- Born: Edmund Wacław Naganowski 26 September 1853 Gostyń, Kingdom of Prussia
- Died: 28 January 1915 (aged 61) Lviv, Austria-Hungary
- Other names: E. Działosz, Latarnik, Edmund Sas
- Education: University of Dublin

= Edmund Naganowski =

Edmund Wacław Naganowski (26 September 1853 – 28 January 1915), was a Polish publicist and writer also known under pen names E. Działosz, Latarnik and Edmund Sas (Sas most likely refers to his Sas coat of arms).

==Life==
Naganowski was born in Gostyń, Greater Poland, then in Grand Duchy of Posen, that after 1815 was part of the Kingdom of Prussia.

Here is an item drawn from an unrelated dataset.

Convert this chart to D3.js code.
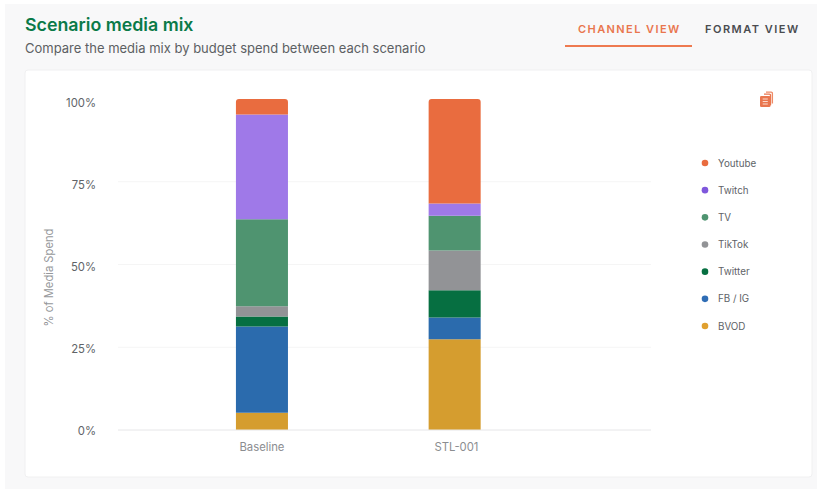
<!DOCTYPE html>
<html>
<head>
<meta charset="utf-8">
<script src="https://cdn.jsdelivr.net/npm/d3@7"></script>
<style>
html,body{margin:0;padding:0;background:#fff;}
svg{display:block;font-family:Inter,"Noto Sans",sans-serif;}
</style>
</head>
<body>
<svg id="chart" width="817" height="489"></svg>
<script>
// Share of media spend per scenario, in percent
const scenarios = ["Baseline", "STL-001"];
const channels = ["BVOD", "FB / IG", "Twitter", "TikTok", "TV", "Twitch", "Youtube"];
const bvod = [5.2, 27.4];
const fbIg = [26.1, 6.6];
const twitter = [3.0, 8.2];
const tiktok = [3.1, 12.0];
const tv = [26.3, 10.5];
const twitch = [31.6, 3.7];
const youtube = [4.7, 31.6];
const channelColors = ["#d59d2f", "#2b6bad", "#066f41", "#929396", "#4f9470", "#9f79e8", "#e96c3f"];
const legendDotColors = ["#e0a02f", "#2f6db5", "#066f41", "#929396", "#4f9470", "#7f57dc", "#e96c3f"];
const yTicks = [0, 25, 50, 75, 100];
const tabs = ["CHANNEL VIEW", "FORMAT VIEW"];

const seriesValues = [bvod, fbIg, twitter, tiktok, tv, twitch, youtube];
const rows = scenarios.map((name, i) => {
  const row = {scenario: name};
  channels.forEach((c, k) => { row[c] = seriesValues[k][i]; });
  return row;
});

const svg = d3.select("#chart");

// Page panel and white chart card
svg.append("rect").attr("x", 5).attr("y", 4).attr("width", 812).attr("height", 485).attr("fill", "#f8f8f9");
svg.append("rect").attr("x", 25).attr("y", 70).attr("width", 787).attr("height", 407)
  .attr("rx", 3).attr("fill", "#fff").attr("stroke", "#f0f0f1");

// Header
svg.append("text").attr("x", 25).attr("y", 31).attr("font-size", 17.8).attr("font-weight", 600)
  .attr("fill", "#0a7a48").text("Scenario media mix");
svg.append("text").attr("x", 25).attr("y", 53).attr("font-size", 13).attr("fill", "#5c5f63")
  .text("Compare the media mix by budget spend between each scenario");

// View tabs
svg.append("text").attr("x", 578).attr("y", 33).attr("font-size", 11).attr("font-weight", 600)
  .attr("letter-spacing", 1.42).attr("fill", "#e9764e").text(tabs[0]);
svg.append("text").attr("x", 705).attr("y", 33).attr("font-size", 11).attr("font-weight", 600)
  .attr("letter-spacing", 1.5).attr("fill", "#4a4c50").text(tabs[1]);
svg.append("rect").attr("x", 565).attr("y", 45).attr("width", 127).attr("height", 2).attr("fill", "#ee7a50");

// Scales
const x = d3.scaleBand().domain(scenarios).range([165.6, 551]).paddingInner(0.73).paddingOuter(0.365);
const y = d3.scaleLinear().domain([0, 100]).range([430, 99]);
// Tick labels sit on a slightly tighter spacing than the plot itself
const yLabel = d3.scaleLinear().domain([0, 100]).range([430.5, 103.3]);

// Grid lines
const gridLeft = 118, gridRight = 651;
svg.append("g").selectAll("line").data(yTicks.filter(t => t > 0 && t < 100)).join("line")
  .attr("x1", gridLeft).attr("x2", gridRight)
  .attr("y1", d => y(d)).attr("y2", d => y(d))
  .attr("stroke", "#f5f5f5");

// Stacked bars with the top segment's corners rounded
const stacked = d3.stack().keys(channels)(rows);
const topPath = (x0, x1, y0, y1, r) =>
  `M${x0},${y1}V${y0 + r}Q${x0},${y0} ${x0 + r},${y0}H${x1 - r}Q${x1},${y0} ${x1},${y0 + r}V${y1}Z`;

const layers = svg.append("g").selectAll("g").data(stacked).join("g")
  .attr("fill", (d, i) => channelColors[i]);
layers.selectAll("path").data(d => d.map(v => ({v, top: d.key === "Youtube"}))).join("path")
  .attr("d", ({v, top}) => {
    const x0 = x(v.data.scenario), x1 = x0 + x.bandwidth();
    return topPath(x0, x1, y(v[1]), y(v[0]), top ? 3 : 0);
  });

// Axes
const yAxis = svg.append("g").attr("transform", "translate(96,0)")
  .call(d3.axisLeft(yLabel).tickValues(yTicks).tickFormat(d => d + "%").tickSize(0).tickPadding(0));
yAxis.select(".domain").remove();
yAxis.selectAll("text").attr("font-family", "Inter,sans-serif").attr("font-size", 11.3).attr("fill", "#606367");

const xAxis = svg.append("g").attr("transform", "translate(0,430)")
  .call(d3.axisBottom(x).tickSize(0).tickPadding(13));
xAxis.select(".domain").remove();
xAxis.selectAll("text").attr("font-family", "Inter,sans-serif").attr("font-size", 11.3).attr("fill", "#8b8d90")
  .attr("dx", (d, i) => i === 1 ? 1.8 : 0);
svg.append("line").attr("x1", gridLeft).attr("x2", gridRight).attr("y1", y(0)).attr("y2", y(0))
  .attr("stroke", "#e6e6e8");

svg.append("text").attr("transform", "translate(53,277.5) rotate(-90)").attr("text-anchor", "middle")
  .attr("font-size", 11.2).attr("fill", "#96989b").text("% of Media Spend");

// Legend, listed from the top of the stack down
const legendY = d3.scalePoint().domain(channels.slice().reverse()).range([163, 326]);
const legend = svg.append("g").selectAll("g").data(channels).join("g")
  .attr("transform", d => `translate(705,${legendY(d)})`);
legend.append("circle").attr("r", 3.3).attr("fill", (d, i) => legendDotColors[i]);
legend.append("text").attr("x", 13).attr("y", 3.5).attr("font-size", 9.8).attr("fill", "#606367").text(d => d);

// Copy icon
const icon = svg.append("g").attr("transform", "translate(760,91)");
icon.append("path").attr("d", "M6,1.2h5.2a1.2,1.2 0 0 1 1.2,1.2v10").attr("fill", "none").attr("stroke", "#ee8a66").attr("stroke-width", 1.3);
icon.append("path").attr("d", "M4,3.2h5.5a1,1 0 0 1 1,1v10").attr("fill", "none").attr("stroke", "#e9764e").attr("stroke-width", 1.3);
icon.append("rect").attr("x", 0).attr("y", 5).attr("width", 10.5).attr("height", 11).attr("rx", 1.3).attr("fill", "#e9764e");
icon.selectAll("line").data([8, 10.5, 13]).join("line")
  .attr("x1", 2.7).attr("x2", 7.8).attr("y1", d => d).attr("y2", d => d)
  .attr("stroke", "#fbd9cc").attr("stroke-width", 1);
</script>
</body>
</html>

After finishing his studies in England, he was a teacher in a high school in Waterford in Ireland and he later worked at the British Museum. On 14 February 1903 he became naturalized in Great Britain, under the name Edmund Sas de Naganowski.

He served as secretary of the Literary Association of the Friends of Poland in London

He is credited with the introduction of scouting in Poland.

Monica Mary Gardner acknowledged the influence and support of Naganowski on her interests in Polish culture from 1899 to the outbreak of the First World War.